Grand Wino wrote:Am I really the first here to mention Batman? He was the original Mr. Freeze and did it much better than Arnold.
I wrote him a fan letter 15 years ago or so and asked him what he thought of Arnold’s take on the role. He wrote me back a nice note (along w/ a signed photo) that said something about how he got $10,000 to play the role and Schwarzenegger got $10,000,000.
Wallach told that story on NPR, the punchline was “I should have worked out more.”
He wasn’t the original Mr. Freeze. That was George Sanders in February 1966, followed by Otto Preminger in November 1966. Wallach was the third Mr. Freeze in March 1967 at the end of Season 2.
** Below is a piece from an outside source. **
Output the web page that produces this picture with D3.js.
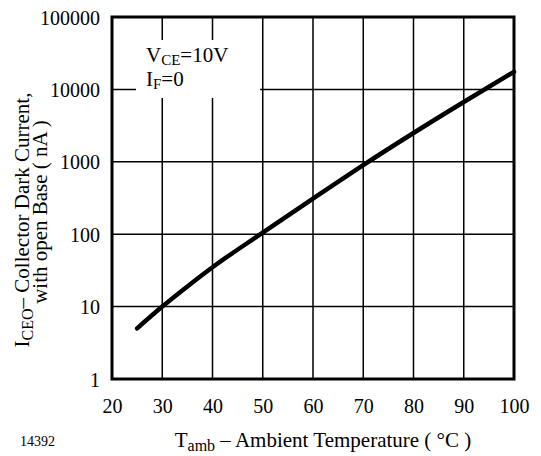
<!DOCTYPE html>
<html>
<head>
<meta charset="UTF-8">
<title>Collector Dark Current</title>
<script src="https://d3js.org/d3.v7.min.js"></script>
<style>
  body { margin: 0; background: #fff; }
  text { font-family: "Liberation Serif", "Times New Roman", serif; fill: #000; }
</style>
</head>
<body>
<div id="chart"></div>
<script>
// data
var temps = [25, 30, 35, 40, 50, 60, 70, 80, 90, 100];
var darkCurrent = [5, 10, 19, 35, 105, 310, 900, 2500, 6700, 17500];
var xTicks = [20, 30, 40, 50, 60, 70, 80, 90, 100];
var yTicks = [1, 10, 100, 1000, 10000, 100000];

var width = 541, height = 456;
// plot area edges (note: "top" is reserved on window, so use plot* names)
var plotL = 112, plotR = 514, plotT = 17, plotB = 379;

var svg = d3.select("#chart").append("svg")
    .attr("width", width)
    .attr("height", height);

var x = d3.scaleLinear().domain([20, 100]).range([plotL, plotR]);
var y = d3.scaleLog().domain([1, 100000]).range([plotB, plotT]);

// grid lines
var grid = svg.append("g").attr("stroke", "#000").attr("stroke-width", 1.5);
grid.selectAll("line.v")
    .data(xTicks.slice(1, -1))
    .enter().append("line")
    .attr("x1", function(d) { return x(d); })
    .attr("x2", function(d) { return x(d); })
    .attr("y1", plotT)
    .attr("y2", plotB);
grid.selectAll("line.h")
    .data(yTicks.slice(1, -1))
    .enter().append("line")
    .attr("x1", plotL)
    .attr("x2", plotR)
    .attr("y1", function(d) { return y(d); })
    .attr("y2", function(d) { return y(d); });

// white box behind the conditions label
svg.append("rect")
    .attr("x", 136).attr("y", 40)
    .attr("width", 124).attr("height", 58)
    .attr("fill", "#fff");

// frame
svg.append("rect")
    .attr("x", plotL).attr("y", plotT)
    .attr("width", plotR - plotL).attr("height", plotB - plotT)
    .attr("fill", "none")
    .attr("stroke", "#000")
    .attr("stroke-width", 3);

// curve
var line = d3.line()
    .x(function(d, i) { return x(temps[i]); })
    .y(function(d) { return y(d); })
    .curve(d3.curveMonotoneX);

svg.append("path")
    .datum(darkCurrent)
    .attr("d", line)
    .attr("fill", "none")
    .attr("stroke", "#000")
    .attr("stroke-width", 4.5)
    .attr("stroke-linecap", "round");

// axes (labels only, frame drawn above)
var xAxis = d3.axisBottom(x).tickValues(xTicks).tickSize(0).tickPadding(0);
var gx = svg.append("g")
    .attr("transform", "translate(0," + plotB + ")")
    .call(xAxis);
gx.select(".domain").remove();
gx.selectAll("text")
    .attr("y", 34)
    .attr("dy", 0)
    .style("font-size", "20px")
    .style("font-family", "Liberation Serif");

var yAxis = d3.axisLeft(y).tickValues(yTicks).tickFormat(d3.format("d")).tickSize(0).tickPadding(0);
var gy = svg.append("g")
    .attr("transform", "translate(" + plotL + ",0)")
    .call(yAxis);
gy.select(".domain").remove();
gy.selectAll("text")
    .attr("x", -12)
    .attr("dy", "0.35em")
    .style("font-size", "20px")
    .style("font-family", "Liberation Serif");

// conditions label
var cond = svg.append("text").attr("x", 146).attr("y", 62).style("font-size", "21px");
cond.append("tspan").text("V");
cond.append("tspan").attr("dy", 3).style("font-size", "15px").text("CE");
cond.append("tspan").attr("dy", -3).text("=10V");
var cond2 = svg.append("text").attr("x", 146).attr("y", 86).style("font-size", "21px");
cond2.append("tspan").text("I");
cond2.append("tspan").attr("dy", 3).style("font-size", "15px").text("F");
cond2.append("tspan").attr("dy", -3).text("=0");

// x axis title
var xt = svg.append("text")
    .attr("x", 323).attr("y", 447)
    .attr("text-anchor", "middle")
    .style("font-size", "21px");
xt.append("tspan").text("T");
xt.append("tspan").attr("dy", 4).style("font-size", "16px").text("amb");
xt.append("tspan").attr("dy", -4).text(" \u2013 Ambient Temperature ( \u00b0C )");

// figure number
svg.append("text")
    .attr("x", 20).attr("y", 446)
    .style("font-size", "14px")
    .text("14392");

// y axis title, two rotated lines
var yt1 = svg.append("text")
    .attr("transform", "translate(29,220) rotate(-90)")
    .attr("text-anchor", "middle")
    .style("font-size", "21px");
yt1.append("tspan").text("I");
yt1.append("tspan").attr("dy", 4).style("font-size", "16px").text("CEO");
yt1.append("tspan").attr("dy", -4).text("\u2013 Collector Dark Current,");

svg.append("text")
    .attr("transform", "translate(47,212) rotate(-90)")
    .attr("text-anchor", "middle")
    .style("font-size", "21px")
    .text("with open Base ( nA )");
</script>
</body>
</html>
My favorite line from him was in The Magnificent Seven, explaining why he had to rob the peasants, saying it might be sacreligious not to: “If God did not want them to be shorn he would not have made them sheep.”
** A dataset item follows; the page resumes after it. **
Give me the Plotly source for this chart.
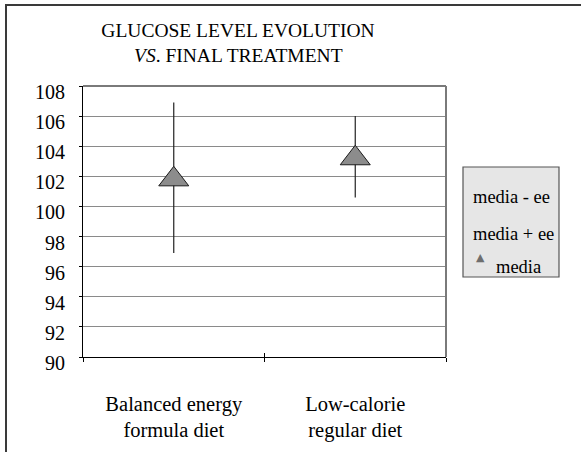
import plotly.graph_objects as go

categories = ["Balanced energy<br>formula diet", "Low-calorie<br>regular diet"]
media = [101.8, 103.2]
media_minus_ee = [96.9, 100.6]
media_plus_ee = [106.9, 106.0]
y_ticks = list(range(90, 110, 2))

FONT = "Liberation Serif"
W, H = 581, 452
L, R, T, B = 83, 135, 86, 95
PW, PH = W - L - R, H - T - B

def px(x):
    return (x - L) / PW

def py(y):
    return (H - B - y) / PH

xpos = list(range(len(categories)))

fig = go.Figure()
fig.add_trace(go.Scatter(
    x=xpos, y=media, mode="markers", name="media", showlegend=False,
    marker=dict(symbol="triangle-up", size=26, color="#8c8c8c",
                line=dict(color="#1a1a1a", width=1)),
    error_y=dict(type="data", symmetric=False,
                 array=[h - m for h, m in zip(media_plus_ee, media)],
                 arrayminus=[m - l for m, l in zip(media, media_minus_ee)],
                 width=0, thickness=1.2, color="#222222"),
))
# invisible trace on overlay axis for boundary tick marks
fig.add_trace(go.Scatter(x=[-0.5, 1.5], y=[media[0], media[0]], mode="markers",
                         marker=dict(opacity=0), showlegend=False, hoverinfo="skip",
                         xaxis="x2"))

fig.update_layout(
    width=W, height=H,
    margin=dict(l=L, r=R, t=T, b=B, autoexpand=False),
    paper_bgcolor="white", plot_bgcolor="white",
    font=dict(family=FONT, color="black", size=19),
    title=dict(text="GLUCOSE LEVEL EVOLUTION",
               x=px(238), xref="paper", xanchor="center",
               y=1 - 23 / H, yref="container", yanchor="top",
               font=dict(family=FONT, size=19.5, color="black")),
    xaxis=dict(range=[-0.5, 1.5], tickvals=xpos, ticktext=categories,
               ticks="", showgrid=False, zeroline=False,
               showline=True, linecolor="black", linewidth=1,
               ticklabelstandoff=28,
               tickfont=dict(family=FONT, size=20.5, color="black")),
    xaxis2=dict(range=[-0.5, 1.5], overlaying="x", anchor="y", side="bottom",
                tickvals=[-0.5, 0.5, 1.5], ticks="outside", ticklen=4,
                tickcolor="black", tickwidth=1, showticklabels=False,
                showgrid=False, zeroline=False, showline=False),
    yaxis=dict(range=[90, 108], tickvals=y_ticks, ticks="outside", ticklen=3,
               tickcolor="black", showgrid=True, gridcolor="#8a8a8a", gridwidth=1.3,
               zeroline=False, showline=True, linecolor="black", linewidth=1,
               ticklabelshift=6, ticklabelstandoff=10,
               tickfont=dict(family=FONT, size=20, color="black")),
    showlegend=False,
)

# second title line
fig.add_annotation(text="<i>VS</i>. FINAL TREATMENT", xref="paper", yref="paper",
                   x=px(238), y=py(55), xanchor="center", yanchor="middle",
                   showarrow=False, font=dict(family=FONT, size=19.5, color="black"))

# inside tick at the category boundary
fig.add_shape(type="line", xref="x", yref="paper", x0=0.5, x1=0.5, y0=0, y1=4 / PH,
              line=dict(color="black", width=1))
# plot area top/right border
fig.add_shape(type="line", xref="paper", yref="paper", x0=0, x1=1, y0=1, y1=1,
              line=dict(color="#7a7a7a", width=2))
fig.add_shape(type="line", xref="paper", yref="paper", x0=1, x1=1, y0=0, y1=1,
              line=dict(color="#7a7a7a", width=2))
# outer chart border
fig.add_shape(type="rect", xref="paper", yref="paper",
              x0=px(6), x1=px(W + 20), y0=py(H + 20), y1=py(5),
              line=dict(color="#3a3a3a", width=2), fillcolor="rgba(0,0,0,0)")
# legend box
fig.add_shape(type="rect", xref="paper", yref="paper",
              x0=px(463), x1=px(559), y0=py(277), y1=py(167),
              line=dict(color="#555555", width=1.2), fillcolor="#e6e6e6")

legend_font = dict(family=FONT, size=18.5, color="black")
fig.add_annotation(text="media - ee", xref="paper", yref="paper", x=px(471), y=py(197),
                   xanchor="left", yanchor="middle", showarrow=False, font=legend_font)
fig.add_annotation(text="media + ee", xref="paper", yref="paper", x=px(471), y=py(234),
                   xanchor="left", yanchor="middle", showarrow=False, font=legend_font)
fig.add_annotation(text="▲", xref="paper", yref="paper", x=px(480), y=py(257),
                   xanchor="center", yanchor="middle", showarrow=False,
                   font=dict(family="DejaVu Sans", size=11, color="#6e6e6e"))
fig.add_annotation(text="media", xref="paper", yref="paper", x=px(494), y=py(267),
                   xanchor="left", yanchor="middle", showarrow=False, font=legend_font)

fig.write_html("out.html", config={"displayModeBar": False},
               post_script="document.body.style.margin='0px';")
Therefore we sentence you here before us, Tuco Benedicto Pacífico Juan María Ramirez, known as “the Rat,” and any other aliases he may have, to be hanged by the neck until dead, and may God have mercy on your soul. Proceed.
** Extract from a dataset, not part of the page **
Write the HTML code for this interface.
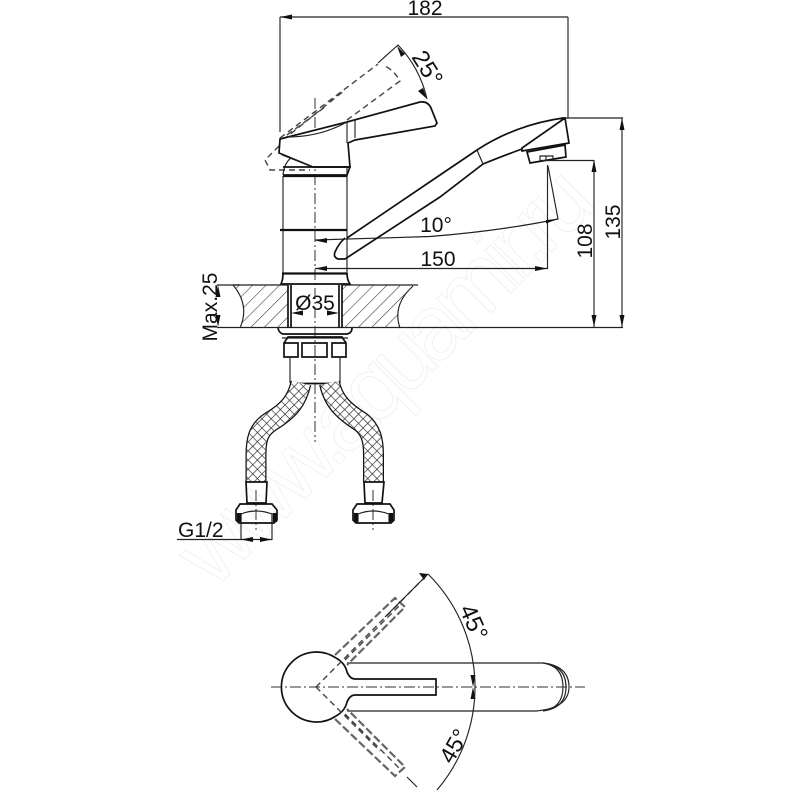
<!DOCTYPE html>
<html><head><meta charset="utf-8"><style>
html,body{margin:0;padding:0;background:#fff}
svg{display:block;filter:blur(.3px)}
text{font-family:"Liberation Sans",sans-serif;fill:#111;font-size:21px}
.l{fill:none;stroke:#222;stroke-width:1.15}
.m{fill:none;stroke:#111;stroke-width:1.7}
.b{fill:none;stroke:#111;stroke-width:2.2}
.c{fill:none;stroke:#333;stroke-width:1;stroke-dasharray:11 3 2 3}
.d{fill:none;stroke:#444;stroke-width:1.4;stroke-dasharray:6 4}
.e{fill:none;stroke:#666;stroke-width:2.2;stroke-dasharray:8 3}
.a{fill:#111;stroke:none}
.wm{font-size:92px;fill:#fff;stroke:#f1f1f1;stroke-width:1}
</style></head><body>
<svg width="800" height="800" viewBox="0 0 800 800" xmlns="http://www.w3.org/2000/svg">
<defs>
<pattern id="h" width="9.500" height="9.500" patternUnits="userSpaceOnUse" patternTransform="rotate(-45 0 0)">
<line x1="0" y1="0" x2="9.500" y2="0" stroke="#333" stroke-width="1.100"/>
</pattern>
<pattern id="x" width="6.500" height="6.500" patternUnits="userSpaceOnUse" patternTransform="rotate(45)">
<path d="M0 0H6.500M0 0V6.500" stroke="#222" stroke-width="1.300" fill="none"/>
</pattern>
</defs>

<text class="wm" x="0" y="0" transform="translate(214 590) rotate(-45)" textLength="545" lengthAdjust="spacing">www.aquamir.ru</text>

<!-- dimensions -->
<path class="l" d="M280 17H568M280 17V132M568 17V118M565 118H623M217 327.500H623M217 285H240M553 160.500H594M622 118V327M594 160V327M547.500 165V268.500H315M315 240L430 236.500Q500 231 558 219L548 166M177 539.500H272M241 513V540M272 513V540"/>
<path class="a" d="M280 17L292 14.500V19.500ZM622 118L619.500 130H624.500ZM622 327L619.500 315H624.500ZM594 160L591.500 172H596.500ZM594 327L591.500 315H596.500ZM547.500 268.500L535 266V271ZM315 268.500L327 266V271ZM315 240.500L327 238V243ZM546 220L558 219L546 223.500ZM218 285L215.500 297H220.500ZM218 327L215.500 315H220.500ZM241 539.500L253 537V542ZM272 539.500L260 537V542ZM291 313L303 310.500V315.500ZM339 313L327 310.500V315.500ZM397 46L405 54L401 57ZM427 99L418 91L423 88ZM428 574L419 573L424 580ZM473 687L470.500 675H475.500ZM473 687L470.500 699H475.500Z"/>
<text x="425" y="15" text-anchor="middle">182</text>
<text x="436" y="232" text-anchor="middle">10°</text>
<text x="438" y="266" text-anchor="middle">150</text>
<text transform="translate(620 222) rotate(-90)" text-anchor="middle">135</text>
<text transform="translate(592 241) rotate(-90)" text-anchor="middle">108</text>
<text transform="translate(217 307) rotate(-90)" text-anchor="middle">Max.25</text>
<text x="315" y="310" text-anchor="middle">Ø35</text>
<text x="178" y="537">G1/2</text>
<text transform="translate(411 57) rotate(58)" style="font-size:24px">25°</text>
<text transform="translate(459 609) rotate(66)" style="font-size:24px">45°</text>
<text transform="translate(452 765) rotate(-60)" style="font-size:23px">45°</text>

<!-- centre lines -->
<path class="c" d="M315 98V442M271 687H585M256 490V530M373 490V530"/>

<!-- handle -->
<path class="d" d="M280 138L378 64M347 120L400 81Q394 70 383 65M283 140L345 90M279 146L265 160L270 170H310M287 135L325 107"/>
<path class="l" d="M378 63L398 45Q420 68 427 99M283 175Q284 163 292 157"/>
<path class="m" style="fill:#fff" d="M280 139L347 122L420 102Q428 101 431 108L437 123L435 126L355 140L348 143L350 167H313L279 153Z"/>
<path class="l" d="M287 137Q320 137 347 122M347 122V143M355 120V138M282 155L313 167"/>

<!-- body -->
<path class="l" d="M283 176V273M347 167V273"/>
<path class="m" d="M283 167H350L347 175H283"/>
<path class="b" d="M283 176H347M280 230H347M282 273.500H347"/>
<path class="m" d="M283 273Q283 280 281 284H350Q347 280 347 273"/>

<!-- spout -->
<path class="m" d="M347 238L440 175L477 150Q515 125 563 118L565 118L569 143L522 151V148L565 118M522 149Q500 157 483 164L440 197L345 259H338Q333 257 335 252Q339 243 345 238"/>
<path class="l" d="M477 150L483 164"/>
<path class="m" d="M527 152L565 145L566 157L530 163Z"/>
<path class="l" d="M540 156H553V160.500H540ZM546 156V161"/>

<!-- counter -->
<path d="M233 285H288V328H240Q250 305 233 285Z" fill="url(#h)" stroke="none"/>
<path d="M342 285H413Q392 305 400 328H342Z" fill="url(#h)" stroke="none"/>
<path class="l" d="M233 285H288M342 285H418M233 285Q250 305 240 328M413 286Q392 305 400 328"/>
<path class="m" d="M288 285V328M291 285V328M339 285V328M342 285V328"/>

<!-- nut -->
<path class="m" d="M278 328Q279 333 283 334H347Q352 333 352 328"/>
<path class="l" d="M282 338H348"/>
<path class="m" d="M284 343H298V357H284ZM302 343H327V357H302ZM332 343H346V357H332ZM284 343L288 337H342L346 343"/>
<path class="l" d="M290 357V383M340 357V383"/>
<path class="m" d="M290 383.500H340"/>

<!-- hoses -->
<path d="M301 383C297 400 290 410 270 422C258 430 256 440 256 455V482" fill="none" stroke="#111" stroke-width="21"/>
<path d="M301 383C297 400 290 410 270 422C258 430 256 440 256 455V482" fill="none" stroke="#fff" stroke-width="18.500"/>
<path d="M301 383C297 400 290 410 270 422C258 430 256 440 256 455V482" fill="none" stroke="url(#x)" stroke-width="18.500"/>
<path d="M329.500 383C333 400 342 410 361 422C371 430 373.500 440 373.500 455V482" fill="none" stroke="#111" stroke-width="21"/>
<path d="M329.500 383C333 400 342 410 361 422C371 430 373.500 440 373.500 455V482" fill="none" stroke="#fff" stroke-width="18.500"/>
<path d="M329.500 383C333 400 342 410 361 422C371 430 373.500 440 373.500 455V482" fill="none" stroke="url(#x)" stroke-width="18.500"/>

<!-- fittings -->
<path class="m" d="M246 482H267L266 503H247ZM364 482H384L382 503H365Z"/>
<path class="m" d="M236 510L240 504H272L277 510V520L274 523H239L236 520Z"/>
<path class="m" d="M353 510L357 504H390L394 510V520L391 523H356L353 520Z"/>
<path class="l" d="M241 514Q256 508 272 514V523M241 514V523M358 514Q373 508 389 514V523M358 514V523"/>
<path class="b" d="M238 513V522M240 513V522M274 513V522M276 513V522M355 513V522M357 513V522M390 513V522M392 513V522"/>

<!-- plan view -->
<path class="m" d="M336 658A35 35 0 1 0 336 716"/>
<path class="m" d="M336 658Q345 663 347 672Q350 679 355 679H436V695H355Q350 695 347 702Q345 711 336 716"/>
<path class="l" d="M347 663H543Q569 666 569 687Q569 708 536 711H347"/>
<path class="l" d="M543 663Q566 666 566 687Q566 708 543 711M543 663Q563 666 563 687Q563 708 543 711"/>
<path class="e" d="M335 655L395 598L405 607L347 665M335 719L395 776L405 767L347 709"/>
<path class="d" d="M316 687L428 574M316 687L380 751M345 660L399 606M345 714L399 768"/>
<path class="l" d="M428 574A159 159 0 0 1 437 790M385 617L428 574M407 777L417 787"/>
</svg>
</body></html>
What an actor! I saw him recently in Don Siegel’s 1958 movie The Lineup in which he played a psychopathic hitman called Dancer. It was only his second movie (his first being Baby Doll a couple of years earlier) but he was already a pro, turning in a chilling and unforgettable performance. Astonishing too how much he resembles Joe Pesci in that film in the sort of role that Pesci would make his own some 20 or 30 years down the line.